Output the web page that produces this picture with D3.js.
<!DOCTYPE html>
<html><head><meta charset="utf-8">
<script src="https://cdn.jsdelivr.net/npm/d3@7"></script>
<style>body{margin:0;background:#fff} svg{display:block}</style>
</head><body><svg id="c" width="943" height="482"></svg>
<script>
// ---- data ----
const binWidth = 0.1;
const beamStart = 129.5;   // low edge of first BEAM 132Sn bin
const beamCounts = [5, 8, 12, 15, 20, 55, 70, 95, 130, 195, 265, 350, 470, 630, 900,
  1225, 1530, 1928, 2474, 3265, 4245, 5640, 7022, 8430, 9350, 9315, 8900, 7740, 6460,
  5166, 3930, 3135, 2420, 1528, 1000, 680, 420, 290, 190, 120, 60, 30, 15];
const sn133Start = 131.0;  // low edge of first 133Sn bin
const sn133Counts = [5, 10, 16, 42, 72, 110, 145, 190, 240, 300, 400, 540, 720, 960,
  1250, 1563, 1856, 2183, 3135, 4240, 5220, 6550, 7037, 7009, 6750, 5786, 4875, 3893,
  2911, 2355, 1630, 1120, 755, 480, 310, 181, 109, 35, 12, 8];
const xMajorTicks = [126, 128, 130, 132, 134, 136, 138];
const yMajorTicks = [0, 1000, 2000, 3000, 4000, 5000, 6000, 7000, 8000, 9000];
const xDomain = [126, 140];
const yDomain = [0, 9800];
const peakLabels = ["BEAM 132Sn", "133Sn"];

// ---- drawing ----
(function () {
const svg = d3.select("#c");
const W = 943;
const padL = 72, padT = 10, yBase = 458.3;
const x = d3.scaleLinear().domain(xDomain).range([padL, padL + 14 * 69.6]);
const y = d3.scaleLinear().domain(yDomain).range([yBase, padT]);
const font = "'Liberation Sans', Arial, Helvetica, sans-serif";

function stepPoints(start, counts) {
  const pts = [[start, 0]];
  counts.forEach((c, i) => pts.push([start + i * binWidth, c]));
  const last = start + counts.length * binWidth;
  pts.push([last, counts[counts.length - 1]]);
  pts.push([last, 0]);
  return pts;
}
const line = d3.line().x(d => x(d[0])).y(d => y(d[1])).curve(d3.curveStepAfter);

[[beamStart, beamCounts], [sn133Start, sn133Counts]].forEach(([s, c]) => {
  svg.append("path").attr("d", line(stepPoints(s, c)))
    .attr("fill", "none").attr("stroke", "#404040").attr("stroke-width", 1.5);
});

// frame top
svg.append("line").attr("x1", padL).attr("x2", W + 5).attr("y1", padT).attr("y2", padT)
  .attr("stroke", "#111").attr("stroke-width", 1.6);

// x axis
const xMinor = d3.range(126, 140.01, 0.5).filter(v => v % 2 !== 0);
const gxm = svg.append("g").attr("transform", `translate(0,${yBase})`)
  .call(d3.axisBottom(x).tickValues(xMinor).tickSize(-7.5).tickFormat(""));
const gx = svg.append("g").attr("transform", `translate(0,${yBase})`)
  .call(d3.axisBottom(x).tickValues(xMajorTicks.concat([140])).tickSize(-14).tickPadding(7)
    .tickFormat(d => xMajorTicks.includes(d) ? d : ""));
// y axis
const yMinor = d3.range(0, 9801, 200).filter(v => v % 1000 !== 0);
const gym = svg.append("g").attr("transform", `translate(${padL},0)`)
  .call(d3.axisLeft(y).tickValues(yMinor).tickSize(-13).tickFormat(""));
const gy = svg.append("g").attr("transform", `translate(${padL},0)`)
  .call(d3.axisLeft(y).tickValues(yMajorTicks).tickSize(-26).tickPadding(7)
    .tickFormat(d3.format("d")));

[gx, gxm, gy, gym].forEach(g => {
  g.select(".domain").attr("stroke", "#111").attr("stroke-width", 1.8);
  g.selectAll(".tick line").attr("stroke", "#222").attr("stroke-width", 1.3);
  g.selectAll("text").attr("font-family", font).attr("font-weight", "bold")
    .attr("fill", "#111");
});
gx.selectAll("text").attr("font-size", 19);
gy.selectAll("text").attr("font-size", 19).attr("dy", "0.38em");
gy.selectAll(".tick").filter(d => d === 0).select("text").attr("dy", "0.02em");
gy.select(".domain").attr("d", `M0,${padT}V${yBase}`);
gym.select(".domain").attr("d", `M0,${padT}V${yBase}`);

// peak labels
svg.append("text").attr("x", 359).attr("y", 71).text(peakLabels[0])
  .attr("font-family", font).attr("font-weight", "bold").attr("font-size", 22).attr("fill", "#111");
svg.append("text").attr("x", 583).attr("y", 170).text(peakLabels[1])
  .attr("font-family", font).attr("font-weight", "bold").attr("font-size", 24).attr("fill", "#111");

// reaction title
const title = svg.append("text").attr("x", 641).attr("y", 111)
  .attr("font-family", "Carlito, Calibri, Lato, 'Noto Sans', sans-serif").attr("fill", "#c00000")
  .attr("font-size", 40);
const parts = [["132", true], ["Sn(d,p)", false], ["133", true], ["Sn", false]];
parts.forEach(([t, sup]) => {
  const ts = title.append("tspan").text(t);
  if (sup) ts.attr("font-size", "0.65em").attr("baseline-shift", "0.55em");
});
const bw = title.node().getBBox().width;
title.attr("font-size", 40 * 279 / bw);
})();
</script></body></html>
-*-*-
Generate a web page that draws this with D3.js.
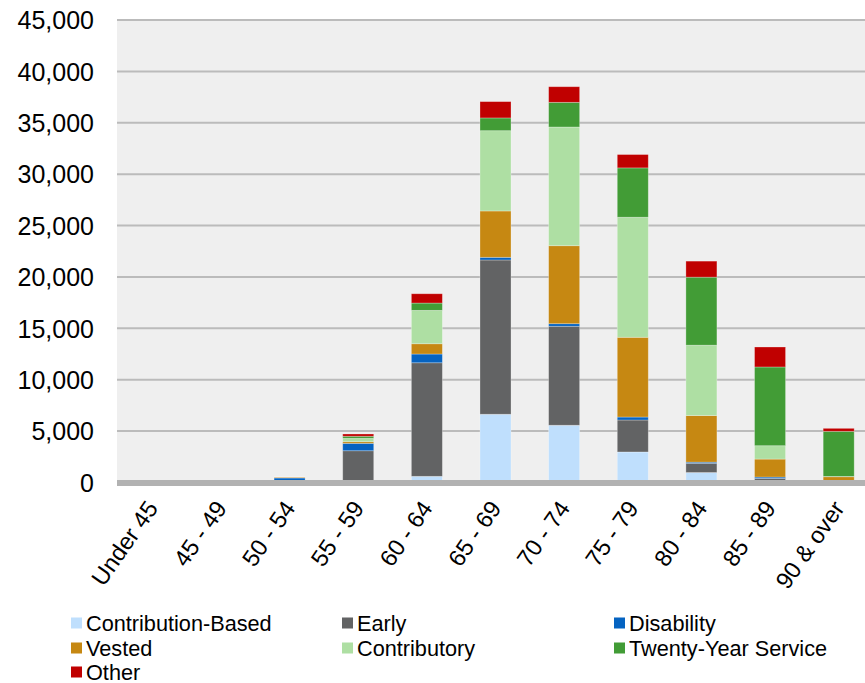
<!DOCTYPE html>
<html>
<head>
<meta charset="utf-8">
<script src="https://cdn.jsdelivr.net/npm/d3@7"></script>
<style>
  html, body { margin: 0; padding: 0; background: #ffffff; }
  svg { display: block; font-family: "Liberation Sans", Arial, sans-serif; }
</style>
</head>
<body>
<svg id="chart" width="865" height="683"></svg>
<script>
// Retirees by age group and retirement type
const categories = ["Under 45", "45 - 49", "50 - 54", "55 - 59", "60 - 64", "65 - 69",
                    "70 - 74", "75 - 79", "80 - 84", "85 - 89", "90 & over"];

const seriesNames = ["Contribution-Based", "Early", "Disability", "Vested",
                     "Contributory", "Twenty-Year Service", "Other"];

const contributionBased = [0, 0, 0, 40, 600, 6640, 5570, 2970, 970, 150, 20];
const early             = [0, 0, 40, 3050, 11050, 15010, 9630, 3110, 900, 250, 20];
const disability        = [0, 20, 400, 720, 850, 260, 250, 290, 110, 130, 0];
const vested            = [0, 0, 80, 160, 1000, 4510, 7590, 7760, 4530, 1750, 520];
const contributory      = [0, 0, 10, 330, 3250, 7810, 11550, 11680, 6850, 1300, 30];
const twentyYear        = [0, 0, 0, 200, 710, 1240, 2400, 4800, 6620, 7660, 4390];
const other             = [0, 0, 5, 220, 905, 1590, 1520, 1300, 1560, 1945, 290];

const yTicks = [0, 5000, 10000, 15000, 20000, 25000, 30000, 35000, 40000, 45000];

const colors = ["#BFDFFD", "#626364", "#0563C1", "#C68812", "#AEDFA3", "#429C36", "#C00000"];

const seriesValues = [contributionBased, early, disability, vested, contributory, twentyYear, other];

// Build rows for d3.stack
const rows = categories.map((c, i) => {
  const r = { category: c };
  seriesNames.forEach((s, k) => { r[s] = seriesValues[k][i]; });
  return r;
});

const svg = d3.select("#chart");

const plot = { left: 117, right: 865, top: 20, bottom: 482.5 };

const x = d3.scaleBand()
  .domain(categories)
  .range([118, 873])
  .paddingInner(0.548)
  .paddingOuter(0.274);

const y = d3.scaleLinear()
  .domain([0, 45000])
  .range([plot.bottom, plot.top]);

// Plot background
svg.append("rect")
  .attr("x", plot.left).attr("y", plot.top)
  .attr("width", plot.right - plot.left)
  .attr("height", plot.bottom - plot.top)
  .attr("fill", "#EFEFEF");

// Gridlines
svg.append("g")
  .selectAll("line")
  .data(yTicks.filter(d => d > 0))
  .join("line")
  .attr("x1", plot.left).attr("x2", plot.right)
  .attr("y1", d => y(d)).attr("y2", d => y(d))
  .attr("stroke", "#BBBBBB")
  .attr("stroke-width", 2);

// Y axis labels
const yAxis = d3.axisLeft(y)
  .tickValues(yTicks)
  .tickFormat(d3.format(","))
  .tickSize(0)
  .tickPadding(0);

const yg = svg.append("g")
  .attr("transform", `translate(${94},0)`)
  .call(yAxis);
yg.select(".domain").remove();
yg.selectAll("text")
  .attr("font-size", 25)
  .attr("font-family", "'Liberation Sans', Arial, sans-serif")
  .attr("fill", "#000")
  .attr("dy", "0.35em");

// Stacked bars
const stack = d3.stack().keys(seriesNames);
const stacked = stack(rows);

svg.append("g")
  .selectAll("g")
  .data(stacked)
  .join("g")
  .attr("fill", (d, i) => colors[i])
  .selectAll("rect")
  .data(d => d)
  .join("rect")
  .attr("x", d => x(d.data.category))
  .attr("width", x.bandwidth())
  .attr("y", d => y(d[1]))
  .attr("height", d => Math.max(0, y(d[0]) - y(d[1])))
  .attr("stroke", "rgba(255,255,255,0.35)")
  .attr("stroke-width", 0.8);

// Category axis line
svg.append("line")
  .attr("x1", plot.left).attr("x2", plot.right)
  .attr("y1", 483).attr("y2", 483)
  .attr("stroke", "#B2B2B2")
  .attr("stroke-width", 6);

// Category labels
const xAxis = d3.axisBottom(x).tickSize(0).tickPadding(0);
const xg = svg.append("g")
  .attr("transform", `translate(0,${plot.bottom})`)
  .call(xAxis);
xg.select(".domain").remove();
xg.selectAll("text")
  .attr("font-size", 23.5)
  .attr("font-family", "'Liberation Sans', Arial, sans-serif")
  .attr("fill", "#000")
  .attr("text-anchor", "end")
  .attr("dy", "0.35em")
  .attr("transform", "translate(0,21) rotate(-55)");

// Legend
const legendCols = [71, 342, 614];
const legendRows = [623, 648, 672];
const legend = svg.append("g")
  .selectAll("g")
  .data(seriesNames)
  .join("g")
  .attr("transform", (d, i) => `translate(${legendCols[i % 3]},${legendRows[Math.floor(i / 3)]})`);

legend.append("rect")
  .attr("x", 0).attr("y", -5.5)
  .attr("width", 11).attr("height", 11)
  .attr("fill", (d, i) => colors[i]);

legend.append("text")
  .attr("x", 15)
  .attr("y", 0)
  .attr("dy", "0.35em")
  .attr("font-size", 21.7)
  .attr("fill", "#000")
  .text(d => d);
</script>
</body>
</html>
-*-*-
**Task objective**
In the records above, find each line with the word "page" and copy it.

**Expected output**
Output the web page that produces this picture with D3.js.
Generate a web page that draws this with D3.js.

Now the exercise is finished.